Neither Isabella nor Jim was so drained they could not appreciate the incredible sweeping views.  Standing at the highest point in the park, they looked out over an unbroken expanse of pines and snow-slashed pinnacles and more.  “There, far below, links of diamonds showed where the Grand River takes its rise to the mysterious Colorado…,” Isabella wrote describing the sight.  “Nature, rioting in her grandest mood, exclaimed with voices of grandeur, solitude, sublimity, beauty, and infinity, ‘Lord, what is man, that Thou art mindful of him?’”

Isabella and Jim had reached the summit so late their time spent admiring the view was abbreviated.  The group needed to start back down the mountain before daylight faded.  Downer and Rogers were anxious to get underway, and Isabella thought for a moment they would suggest going it alone.  They had made a few comments about women being an encumbrance on such a journey.  “A woman’s incompetence on rough mountainous trips detains the others and can even endanger lives,” she overheard Rogers say.  Jim championed Isabella’s right to climb Longs Peak and assured the men that “if it were not to take the lady up, he would not have gone at all.”

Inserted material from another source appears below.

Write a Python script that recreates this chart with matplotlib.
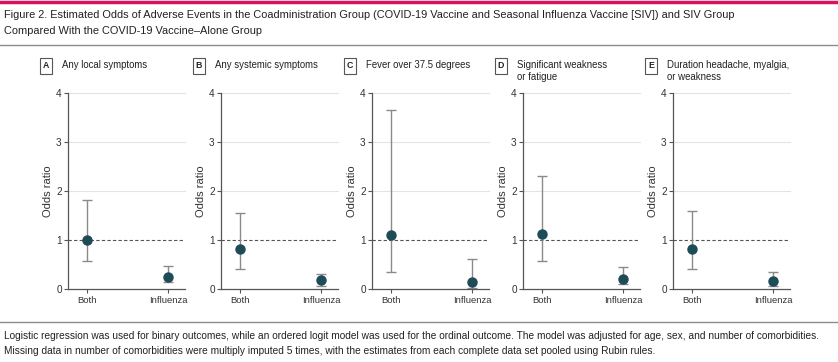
import matplotlib
matplotlib.use("Agg")
import matplotlib.pyplot as plt

plt.rcParams["font.family"] = ["Liberation Sans", "DejaVu Sans"]

# data: odds ratio with 95% CI, groups Both / Influenza
groups = ["Both", "Influenza"]
letters = ["A", "B", "C", "D", "E"]
titles = ["Any local symptoms", "Any systemic symptoms", "Fever over 37.5 degrees",
          "Significant weakness\nor fatigue", "Duration headache, myalgia,\nor weakness"]
or_both = [0.99, 0.81, 1.10, 1.13, 0.81]
lo_both = [0.57, 0.41, 0.34, 0.57, 0.41]
hi_both = [1.81, 1.56, 3.65, 2.31, 1.60]
or_flu = [0.25, 0.18, 0.15, 0.20, 0.17]
lo_flu = [0.14, 0.07, 0.03, 0.10, 0.07]
hi_flu = [0.46, 0.31, 0.62, 0.45, 0.35]

W, H = 838, 362
fig = plt.figure(figsize=(W / 100, H / 100), dpi=100)

DOT = "#1d4b57"
BAR = "#8a8a8a"
TXT = "#333333"

def px(x, y):
    return x / W, 1 - y / H

# header / footer rules
fig.add_artist(plt.Line2D([0, 1], [1 - 2 / H] * 2, color="#d6135f", lw=2.5))
fig.add_artist(plt.Line2D([0, 1], [1 - 45 / H] * 2, color="#8c8c8c", lw=1))
fig.add_artist(plt.Line2D([0, 1], [1 - 322 / H] * 2, color="#8c8c8c", lw=1))

fig.text(*px(4, 15), "Figure 2. Estimated Odds of Adverse Events in the Coadministration Group "
         "(COVID-19 Vaccine and Seasonal Influenza Vaccine [SIV]) and SIV Group",
         fontsize=7.9, va="center", ha="left", color="#222222")
fig.text(*px(4, 31), "Compared With the COVID-19 Vaccine\u2013Alone Group",
         fontsize=7.9, va="center", ha="left", color="#222222")
fig.text(*px(4, 336), "Logistic regression was used for binary outcomes, while an ordered logit model "
         "was used for the ordinal outcome. The model was adjusted for age, sex, and number of comorbidities.",
         fontsize=7.3, va="center", ha="left", color="#222222")
fig.text(*px(4, 351), "Missing data in number of comorbidities were multiply imputed 5 times, with the "
         "estimates from each complete data set pooled using Rubin rules.",
         fontsize=7.3, va="center", ha="left", color="#222222")

lefts = [68, 221, 372, 523, 673]
ax_w, top, bottom = 117, 93, 289

for i in range(5):
    x0, y0 = px(lefts[i], bottom)
    ax = fig.add_axes([x0, y0, ax_w / W, (bottom - top) / H])
    ax.set_xlim(-0.23, 1.21)
    ax.set_ylim(0, 4)
    for g in [2, 3, 4]:
        ax.axhline(g, color="#e3e3e3", lw=0.8, zorder=0, clip_on=False)
    ax.axhline(1, color="#555555", lw=0.8, ls=(0, (3, 2)), zorder=1)
    vals = [or_both[i], or_flu[i]]
    lo = [or_both[i] - lo_both[i], or_flu[i] - lo_flu[i]]
    hi = [hi_both[i] - or_both[i], hi_flu[i] - or_flu[i]]
    ax.errorbar([0, 1], vals, yerr=[lo, hi], fmt="none", ecolor=BAR, elinewidth=1,
                capsize=3.3, capthick=1, zorder=2)
    ax.plot([0, 1], vals, "o", color=DOT, ms=6.5, zorder=3)
    for s in ["top", "right"]:
        ax.spines[s].set_visible(False)
    for s in ["left", "bottom"]:
        ax.spines[s].set_color("#555555")
        ax.spines[s].set_linewidth(0.9)
    ax.set_xticks([0, 1])
    ax.set_xticklabels(groups)
    ax.set_yticks([0, 1, 2, 3, 4])
    ax.tick_params(length=3, width=0.8, color="#555555", labelsize=6.8, labelcolor=TXT, pad=2)
    ax.tick_params(axis="y", labelsize=7.2, pad=1.5)
    ax.set_ylabel("Odds ratio", fontsize=8, color=TXT, labelpad=2)
    # panel heading
    fig.text(*px(lefts[i] - 22, 66), letters[i], fontsize=6.3, fontweight="bold",
             ha="center", va="center", color="#222222",
             bbox=dict(boxstyle="square,pad=0.35", fc="white", ec="#555555", lw=0.8))
    fig.text(*px(lefts[i] - 6, 60), titles[i], fontsize=6.9, ha="left", va="top",
             color="#222222", linespacing=1.3)

fig.savefig("out.png", dpi=100)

Isabella noted in her memoirs the reason the young men on the venture were in a hurry to descend the mountain was that one of them was afraid long periods in the high altitude would lead to lung damage.  She noted that respiration at 15,000 feet was painful, and they were all struggling with getting enough to drink.  Before starting down the peak, each wrote their name and date on a piece of paper, placed it inside a tin, and tucked the tin snuggly in a crevice.

Descending the mountain was unnerving.  Isabella scooted to the edge of the peak, dangled her feet in front of her, and searched the cracks in the rock for a place to set her foot.  Jim had climbed down ahead of her, and, when she couldn’t find a crevice to use as a foothold, he allowed her to put her feet on his shoulders.  His strong arms lifted her from steep rock formations and gently placed her on secure ledges below.  Although Isabella was grateful for Jim’s help, she felt ashamed she required it.  She wanted him to see her as courageous and strong, not needy and dependent.  From what Rogers observed, Jim looked at Isabella with deep admiration and respect.  The glances the two exchanged as Jim held her in his arms carrying her from one narrow, icy ledge to another was proof the two had grown to care for one another.